Если деконструкция, как ее определяет Деррида, есть явленный, реализованный опыт невозможного, то перестройка, напротив, представляет собой неявленный опыт всего лишь возможного. Во французском языке слово «личность», «персона» (personne) пишется так же, как местоимение «никто»: собственно, деконструкция позволяет рассмотреть в «персоне» отца перестройки то самое «никто», которому открывается этот процесс; да и сама она является «ничто» перестройки, начиненной энергией будущего. Застигнутая на последнем витке коммунистической спирали, перестройка предстает Деррида довольно законченной формой метафизики присутствия.
Есть ли у метафизики изнанка? Является ли апокалипсис разума единственной формой апокалипсиса? Если подобная изнанка все же существует и апокалипсис разума лишь открывает серию возможных апокалипсисов, то и тогда заключенное в скобки деконструированное путешествие в Москву, записанное и не записанное одновременно, остается «удачным выкидышем», редким набором следов, но его истина оказывается в окружении не-истины и тем самым локализуется, открывается тому, что граничит с ней, но лежит за ее чертой, совсем рядом и очень далеко.
Москва Деррида записана как бы водяными знаками, проступая сквозь «критериологический механизм», посредством которого просеиваются предыдущие «возвращения из Москвы, столицы СССР». До нас доходят: пастельные контуры Дома Советов, гостиницы «Октябрьская», мавзолея, Института философии, таможни в аэропорту Шереметьево, сотрудников Лаборатории постклассических исследований и т. д.

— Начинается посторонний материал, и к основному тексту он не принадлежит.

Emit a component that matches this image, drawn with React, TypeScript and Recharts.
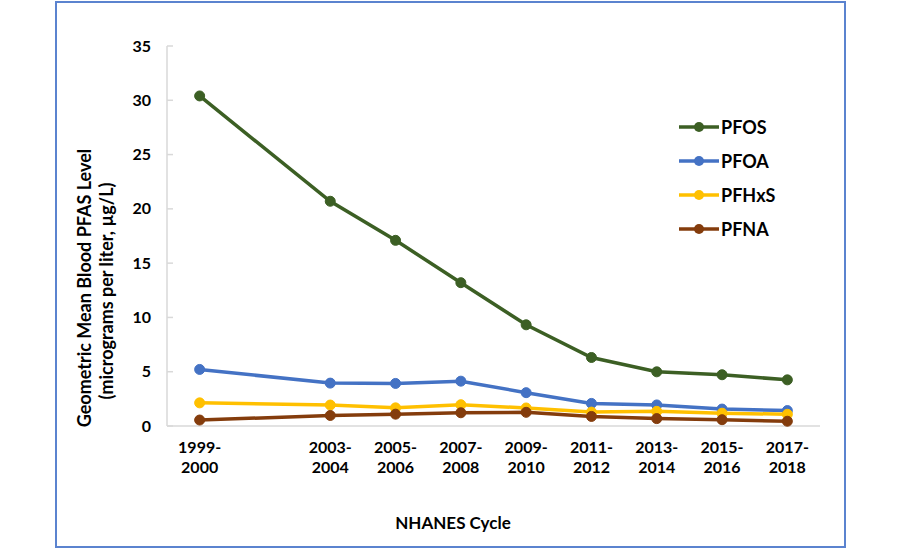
import React from "react";
import { LineChart, Line, XAxis, YAxis } from "recharts";

const cycles = ["1999-2000", "2003-2004", "2005-2006", "2007-2008", "2009-2010", "2011-2012", "2013-2014", "2015-2016", "2017-2018"];
const pfos = [30.4, 20.7, 17.1, 13.2, 9.32, 6.31, 4.99, 4.72, 4.25];
const pfoa = [5.21, 3.95, 3.92, 4.13, 3.07, 2.08, 1.94, 1.56, 1.42];
const pfhxs = [2.13, 1.93, 1.67, 1.96, 1.66, 1.28, 1.35, 1.18, 1.08];
const pfna = [0.55, 0.97, 1.09, 1.22, 1.26, 0.88, 0.68, 0.58, 0.44];
const yTicks = [0, 5, 10, 15, 20, 25, 30, 35];

const seriesList = [
  { key: "PFOS", values: pfos, color: "#3C5F24" },
  { key: "PFOA", values: pfoa, color: "#4472C4" },
  { key: "PFHxS", values: pfhxs, color: "#FFC000" },
  { key: "PFNA", values: pfna, color: "#843C0C" },
];

const startYears = cycles.map((c) => parseInt(c.split("-")[0], 10));
const data = cycles.map((c, i) => {
  const row: any = { year: startYears[i], label: c };
  seriesList.forEach((s) => (row[s.key] = s.values[i]));
  return row;
});

const FONT = "Lato, Carlito, Calibri, 'Open Sans', sans-serif";
const PLOT_LEFT = 167;
const PLOT_BOTTOM = 426;
const AXIS_COLOR = "#D9D9D9";

const XTick = (props: any) => {
  const { x, payload } = props;
  const idx = startYears.indexOf(payload.value);
  const parts = idx >= 0 ? cycles[idx].split("-") : ["", ""];
  return (
    <text x={x} y={PLOT_BOTTOM} textAnchor="middle" fontFamily={FONT} fontWeight="bold" fontSize={16} fill="#000">
      <tspan x={x} dy={27}>{parts[0] + "-"}</tspan>
      <tspan x={x} dy={20}>{parts[1]}</tspan>
    </text>
  );
};

const YTick = (props: any) => {
  const { y, payload } = props;
  return (
    <g>
      <line x1={PLOT_LEFT} x2={PLOT_LEFT + 6} y1={y} y2={y} stroke={AXIS_COLOR} strokeWidth={1.5} />
      <text x={151} y={y} dy={5.5} textAnchor="end" fontFamily={FONT} fontWeight="bold" fontSize={16} fill="#000">
        {payload.value}
      </text>
    </g>
  );
};

const YLabel = () => (
  <g>
    <text x={84} y={288} transform="rotate(-90 84 288)" textAnchor="middle" dominantBaseline="central" fontFamily={FONT} fontWeight="bold" fontSize={18} fill="#000">
      Geometric Mean Blood PFAS Level
    </text>
    <text x={106} y={291} transform="rotate(-90 106 291)" textAnchor="middle" dominantBaseline="central" fontFamily={FONT} fontWeight="bold" fontSize={18} fill="#000">
      (micrograms per liter, µg/L)
    </text>
  </g>
);

export default function App() {
  return (
    <div style={{ position: "absolute", left: 0, top: 0, width: 900, height: 550, background: "#fff", fontFamily: FONT }}>
      <div
        style={{
          position: "absolute",
          left: 55,
          top: 1,
          width: 791,
          height: 547,
          boxSizing: "border-box",
          border: "2px solid #5B83CF",
        }}
      />
      <div style={{ position: "absolute", left: 0, top: 0 }}>
        <LineChart width={900} height={550} data={data} margin={{ top: 46, right: 80, bottom: 74, left: 107 }}>
          <XAxis
            dataKey="year"
            type="number"
            domain={[1998, 2018]}
            ticks={startYears}
            tick={<XTick />}
            tickLine={false}
            axisLine={{ stroke: AXIS_COLOR, strokeWidth: 1.5 }}
            height={50}
            interval={0}
          />
          <YAxis
            type="number"
            domain={[0, 35]}
            ticks={yTicks}
            tick={<YTick />}
            tickLine={false}
            axisLine={{ stroke: AXIS_COLOR, strokeWidth: 1.5 }}
            width={60}
            interval={0}
            label={<YLabel />}
          />
          {seriesList.map((s) => (
            <Line
              key={s.key}
              dataKey={s.key}
              type="linear"
              stroke={s.color}
              strokeWidth={3.5}
              dot={{ r: 5, fill: s.color, stroke: s.color, strokeWidth: 1 }}
              isAnimationActive={false}
            />
          ))}
        </LineChart>
      </div>
      <div style={{ position: "absolute", left: 679, top: 110 }}>
        {seriesList.map((s) => (
          <div key={s.key} style={{ display: "flex", alignItems: "center", height: 34 }}>
            <svg width={40} height={12} style={{ display: "block" }}>
              <line x1={0} x2={40} y1={6} y2={6} stroke={s.color} strokeWidth={3.5} />
              <circle cx={20} cy={6} r={5} fill={s.color} />
            </svg>
            <span style={{ marginLeft: 2, fontWeight: "bold", fontSize: 18, color: "#000", lineHeight: "18px" }}>{s.key}</span>
          </div>
        ))}
      </div>
      <div
        style={{
          position: "absolute",
          left: 353,
          top: 513,
          width: 200,
          textAlign: "center",
          fontWeight: "bold",
          fontSize: 17,
          lineHeight: "20px",
          color: "#000",
        }}
      >
        NHANES Cycle
      </div>
    </div>
  );
}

Наррация принимается в ее неизбежности, но с минимумом таких ее черт, как выборочность и сверхъинтерпретация. Из этих кусочков невозможно сложить описание города, среды, путешествия. Оптимизм наррации принесен в жертву той осторожности, о которой я уже говорил как о фундаменте философии Деррида, в жертву стремлению избежать патетических, неконтролируемых утверждений и состояний души. Стремлению, естественно, не реализуемому в полной мере (вспомним хотя бы пробуждающееся у него при звуках «Интернационала» желание бороться с парижской реакцией), но осуществляемому с большой последовательностью. Не случайно выделенный жанр «возвращений» вкладывается в еще один жанр, papers, жанр сообщений, подготовленных для научного сообщества, жанр самого текста «Back from Moscow, in the USSR». И оба эти жанра сложно переплетаются внутри литературного корпуса, свидетельств вовлеченных в политику «признанных» писателей, логики вечно «текущего момента» (как избежать соблазнения им, втягивания в него?). Хотя к моменту его посещения Москвы революция как «процесс в действии» давно обросла солидным архивом имевшего место события, «время этого опыта» по-прежнему оставалось «по своей структуре предварительным и постижимым лишь в качестве такового» (фактически Деррида возвращает точке зрения «изнутри» былую привилегированность, отнятую у нее Жидом и Этьемблем; в этом пункте он через 64 года возвращается к «Московскому дневнику»78
). Турист лишается преимущества политической прогностики, права на пророчество.Текст «Back from Moscow, in the USSR» фрагментарен, он изобилует квадратными скобками и знаками вопроса, и писать по краям такого текста, двигаться по краям его краев — крайне рискованное дело; тем более заполнять его пустоты, лакуны, даже зияния. О нем можно сказать то же, что сам Деррида в конце концов говорит о «Московском дневнике»: он закончен своей незаконченностью, его бытие без присутствия, возможно, позволит сохраниться существам, наделенным качеством присутствия (в том числе и неназванным, к каким вместе с моими друзьями отношусь и я сам), заряженным энергией потенциального, всего лишь возможного.
Оставалась стратегия параллельного письма, вписывания себя, с помощью широких краев, оставляемых Деррида, его обильных маргиналий, в свои края, в свои маргиналии. Вписывания в надежде на «предустановленную гармонию», в презумпции невиновности клавиш пишущей машинки.